Extracting a Table from a PDF – KNIME Community Hub

Hub · December 2, 2022, 6:51pm

Given a text-based PDF document with a table, can you partially extract the table into a KNIME data table for further analysis? For this challenge we will extract the table from https://www.mountwashington.org/uploads/forms/2021/10.pdf and attempt to partially reconstruct it within KNIME. The corresponding KNIME table should contain the following columns: Day, Max, Min, Norm, Depart, Heat, and Cool. Note 1: Your final output should be a table, not a single row with all the relevant data. Note 2: The Tika Parser node is better suited for this task than the PDF Parser node. We completed this task without components, regular expressions, or code-snippet nodes. In fact, our solution has a total of 10 nodes, but labeling the columns required a bit of manual effort.

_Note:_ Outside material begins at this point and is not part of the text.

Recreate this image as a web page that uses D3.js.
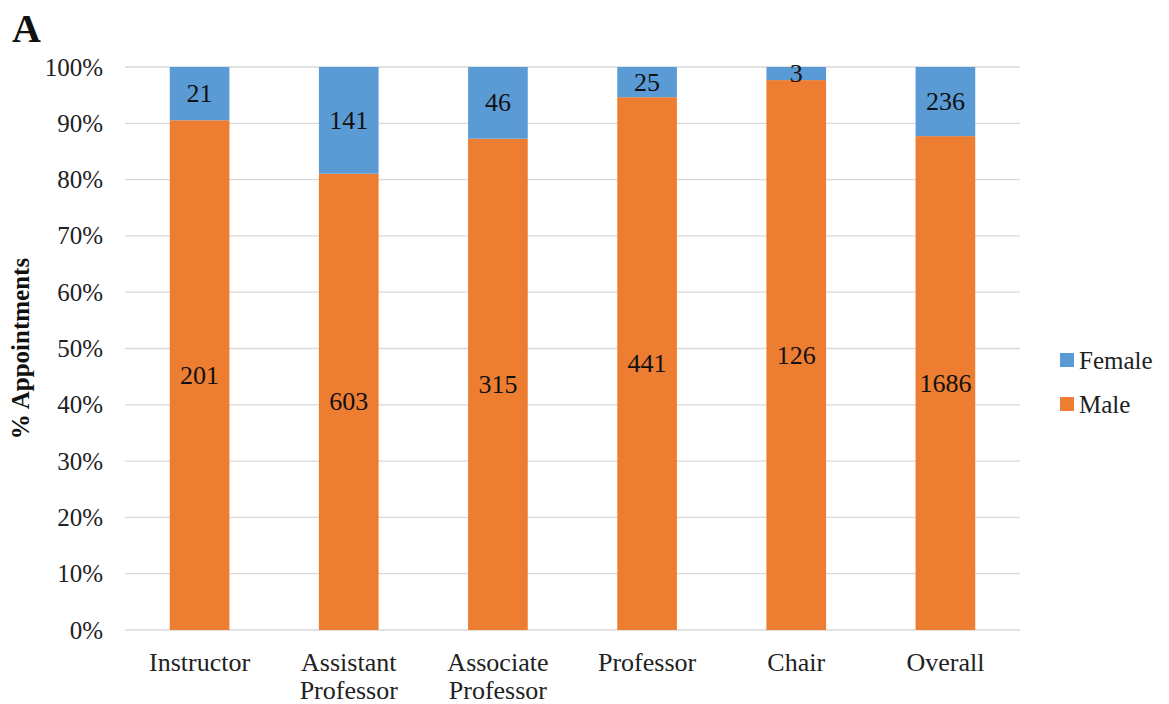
<!DOCTYPE html>
<html>
<head>
<meta charset="utf-8">
<script src="https://cdn.jsdelivr.net/npm/d3@7"></script>
<style>
  html, body { margin: 0; padding: 0; background: #fff; }
  svg { display: block; font-family: "Liberation Serif", "Times New Roman", serif; }
</style>
</head>
<body>
<svg id="chart" width="1169" height="704"></svg>
<script>
// Appointments by rank, split by gender
const categories = ["Instructor", "Assistant\nProfessor", "Associate\nProfessor", "Professor", "Chair", "Overall"];
const male = [201, 603, 315, 441, 126, 1686];
const female = [21, 141, 46, 25, 3, 236];
const seriesNames = ["Female", "Male"];
const seriesColors = ["#5B9BD5", "#ED7D31"];
const yTicks = [0, 0.1, 0.2, 0.3, 0.4, 0.5, 0.6, 0.7, 0.8, 0.9, 1.0];

const svg = d3.select("#chart");
const plot = { left: 125, right: 1020, top: 67, bottom: 630 };

const x = d3.scaleBand()
  .domain(categories)
  .range([plot.left, plot.right])
  .paddingInner(0.6)
  .paddingOuter(0.3);

const y = d3.scaleLinear().domain([0, 1]).range([plot.bottom, plot.top]);

// gridlines
svg.append("g")
  .selectAll("line")
  .data(yTicks)
  .join("line")
  .attr("x1", plot.left).attr("x2", plot.right)
  .attr("y1", d => y(d)).attr("y2", d => y(d))
  .attr("stroke", "#d9d9d9").attr("stroke-width", 1.3);

// y axis labels
const yAxis = d3.axisLeft(y).tickValues(yTicks).tickFormat(d3.format(".0%")).tickSize(0).tickPadding(22);
const yg = svg.append("g").attr("transform", `translate(${plot.left},0)`).call(yAxis);
yg.select(".domain").remove();
yg.selectAll("text").attr("font-size", 25).attr("fill", "#222").attr("font-family", "Liberation Serif, serif");

// stacked data
const rows = categories.map((c, i) => {
  const total = male[i] + female[i];
  return { cat: c, male: male[i], female: female[i], mShare: male[i] / total, total };
});

const bars = svg.append("g");
rows.forEach(r => {
  const bx = x(r.cat), bw = x.bandwidth();
  // Male segment from 0 to its share
  bars.append("rect")
    .attr("x", bx).attr("width", bw)
    .attr("y", y(r.mShare)).attr("height", y(0) - y(r.mShare))
    .attr("fill", seriesColors[1]);
  // Female segment on top
  bars.append("rect")
    .attr("x", bx).attr("width", bw)
    .attr("y", y(1)).attr("height", y(r.mShare) - y(1))
    .attr("fill", seriesColors[0]);
  // value labels
  bars.append("text")
    .attr("x", bx + bw / 2).attr("y", (y(0) + y(r.mShare)) / 2)
    .attr("text-anchor", "middle").attr("dominant-baseline", "central")
    .attr("font-size", 26).attr("fill", "#111")
    .text(r.male);
  bars.append("text")
    .attr("x", bx + bw / 2).attr("y", (y(r.mShare) + y(1)) / 2)
    .attr("text-anchor", "middle").attr("dominant-baseline", "central")
    .attr("font-size", 26).attr("fill", "#111")
    .text(r.female);
});

// category labels
const xg = svg.append("g");
categories.forEach(c => {
  const lines = c.split("\n");
  const t = xg.append("text")
    .attr("x", x(c) + x.bandwidth() / 2)
    .attr("y", 671)
    .attr("text-anchor", "middle")
    .attr("font-size", 26).attr("fill", "#222");
  lines.forEach((ln, k) => {
    t.append("tspan").attr("x", x(c) + x.bandwidth() / 2).attr("dy", k === 0 ? 0 : 28).text(ln);
  });
});

// y axis title
svg.append("text")
  .attr("transform", `translate(29, ${(plot.top + plot.bottom) / 2}) rotate(-90)`)
  .attr("text-anchor", "middle")
  .attr("font-size", 25).attr("font-weight", "bold").attr("fill", "#111")
  .text("% Appointments");

// panel letter
svg.append("text")
  .attr("x", 12).attr("y", 42)
  .attr("font-size", 40).attr("font-weight", "bold").attr("fill", "#111")
  .text("A");

// legend
const legend = svg.append("g");
seriesNames.forEach((name, i) => {
  const ly = 360 + i * 44;
  legend.append("rect")
    .attr("x", 1060).attr("y", ly - 7).attr("width", 14).attr("height", 14)
    .attr("fill", seriesColors[i]);
  legend.append("text")
    .attr("x", 1079).attr("y", ly).attr("dominant-baseline", "central")
    .attr("font-size", 25).attr("fill", "#222")
    .text(name);
});
</script>
</body>
</html>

This is a companion discussion topic for the original entry at https://hub.knime.com/-/spaces/-/latest/~1uIrwPPiVwP-r-v5/

tite_za · June 1, 2023, 11:41am

Thank you for sharing. I am trying to extract data from a text based pdf document (table that I would like to transform in a table that I could use in my workflow). The pdf parser works but I can not find how I can configure the Cell Spitter, as I do not have recurrent sign that I can use… Does someone have an idea ? Thank you

ScottF · June 1, 2023, 3:19pm

Hi @tite_za and welcome to the forum.

I would suggest posting your question in a new topic in the #knime-analytics-platform category, along with your workflow in progress so far, and some sample input data (if it’s not confidential). Then some of our community experts might be able to dive in and take a look.